Rothman, N., K. P. Cantor, A Blair, D Bush, JW Brock, K Helzlsouer, SH Zahm, LL Needham, GR Pearson, RN Hoover, GW Comstock, PT Strickland. 1997. A nested case-control study of non-Hodgkin lymphoma and serum organochlorine residues. The Lancet 350 (July 26): 240-244.

 
 

The graph at right shows the interaction between a contaminant (PCBs) and a virus (EBV, or Epstein Barr Virus) from the results obtained in a collaborative work involving the US National Cancer Institute and the US Centers for Disease Control by Rothman et al. (1977)

The graph compares the relative risk of non-Hodgkin's lymphoma for three conditions of exposure. On the left (above PCB), the two bars compare groups of people with little exposure to Epstein Barr Virus but either low (green) or high (blue) exposure to PCBs. Comparing these two bars shows a slight but significant increase in risk of NHL.

Rothman et al. 1997

 
 

 

The pair of bars in the center (above EBV) compare people with relatively low PCB exposure and either low (green) or high (blue) exposure to Epstein Barr Virus. This shows no alteration in risk due to EBV alone.
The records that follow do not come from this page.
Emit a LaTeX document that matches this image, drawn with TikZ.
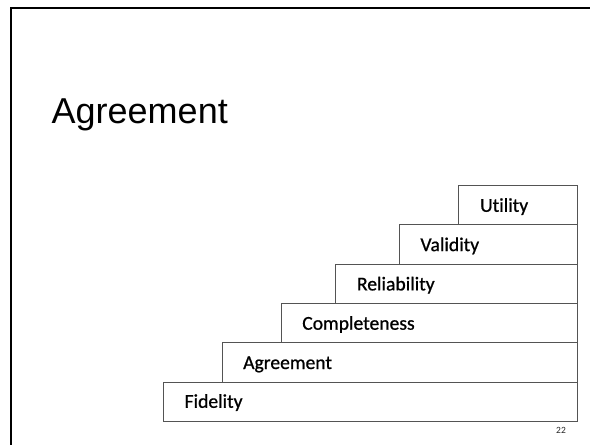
\documentclass[tikz,border=0pt]{standalone}
\usepackage{fontspec}
\setmainfont{Carlito}[RawFeature=-liga]
\newfontfamily\boxfont{Carlito}[RawFeature=-liga,FakeBold=0.8]
\newfontfamily\titlefont{Liberation Sans}
\definecolor{boxline}{rgb}{0.33,0.33,0.33}
\begin{document}
\begin{tikzpicture}[x=1pt,y=-1pt,
  stepbox/.style={draw=boxline,line width=0.9pt,rectangle,anchor=north west,inner sep=0pt,minimum height=39.3pt},
  steplabel/.style={anchor=base west,inner sep=0pt,font=\boxfont\fontsize{19.6}{22}\selectfont}]
\useasboundingbox (0,0) rectangle (590,445);
\fill[white] (0,0) rectangle (590,445);
% frame
\draw[line width=2.3pt,black] (11,445) -- (11,7.9) -- (590,7.9);
% title
\node[anchor=base west,inner sep=0pt,font=\titlefont\fontsize{36}{40}\selectfont] (title) at (51.5,123.3) {Agreement};
% steps
\node[stepbox,minimum width=414pt] (fid) at (162.6,381.5) {};
\node[stepbox,minimum width=354.6pt] (agr) at (222,342.2) {};
\node[stepbox,minimum width=295.5pt] (com) at (281.1,302.9) {};
\node[stepbox,minimum width=241.3pt] (rel) at (335.3,263.6) {};
\node[stepbox,minimum width=177.3pt] (val) at (399.3,224.3) {};
\node[stepbox,minimum width=118.2pt] (uti) at (458.4,185) {};
\node[steplabel] (tfid) at ([xshift=21.8pt,yshift=-26.3pt]fid.north west) {Fidelity};
\node[steplabel] (tagr) at ([xshift=21pt,yshift=-26.8pt]agr.north west) {Agreement};
\node[steplabel] (tcom) at ([xshift=21pt,yshift=-26.8pt]com.north west) {Completeness};
\node[steplabel] (trel) at ([xshift=21.5pt,yshift=-26.8pt]rel.north west) {Reliability};
\node[steplabel] (tval) at ([xshift=21pt,yshift=-26.8pt]val.north west) {Validity};
\node[steplabel] (tuti) at ([xshift=21.5pt,yshift=-26.8pt]uti.north west) {Utility};
% page number
\node[anchor=base,inner sep=0pt,font=\fontsize{9.5}{11}\selectfont,text=black!85] (pnum) at (561,433) {22};
\end{tikzpicture}
\end{document}
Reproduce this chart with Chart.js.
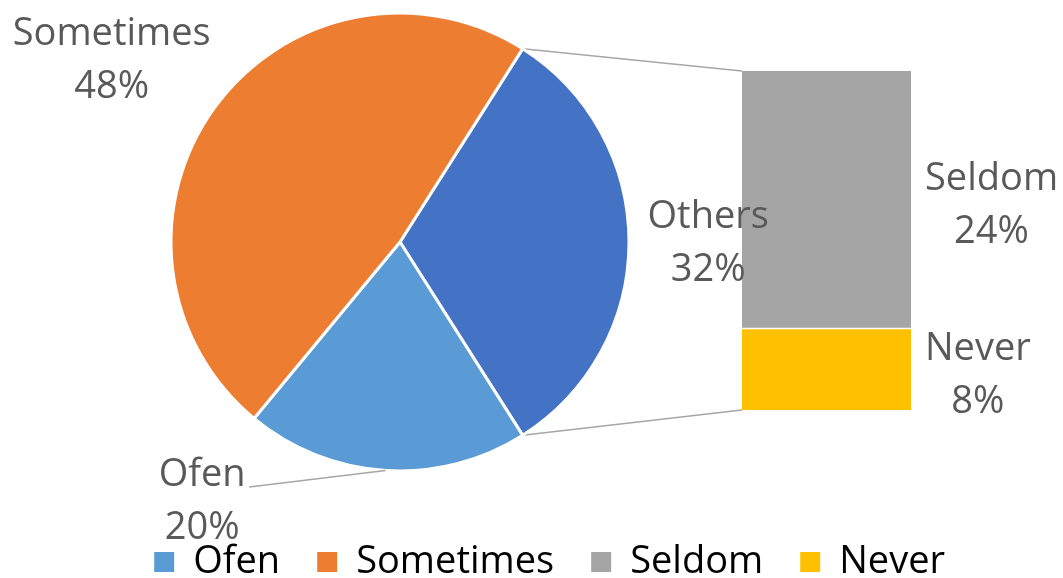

The pair of bars on the right compare two groups of people: low EBV and low PCB (green) vs. high EBV and high PCB (blue). This striking result shows over a 20x increase in risk if exposure to both agents, the contaminant and the virus, is simultaneous and relatively high.

This result does not prove causation. It suggests, however, that an interaction between the contaminant and the virus may be increasing the risk to NHL dramatically. One hypothesis is that the contaminant, known from animal studies to affect immune system function, is reducing the ability of the human immune system to resist the impact of an infectious agent.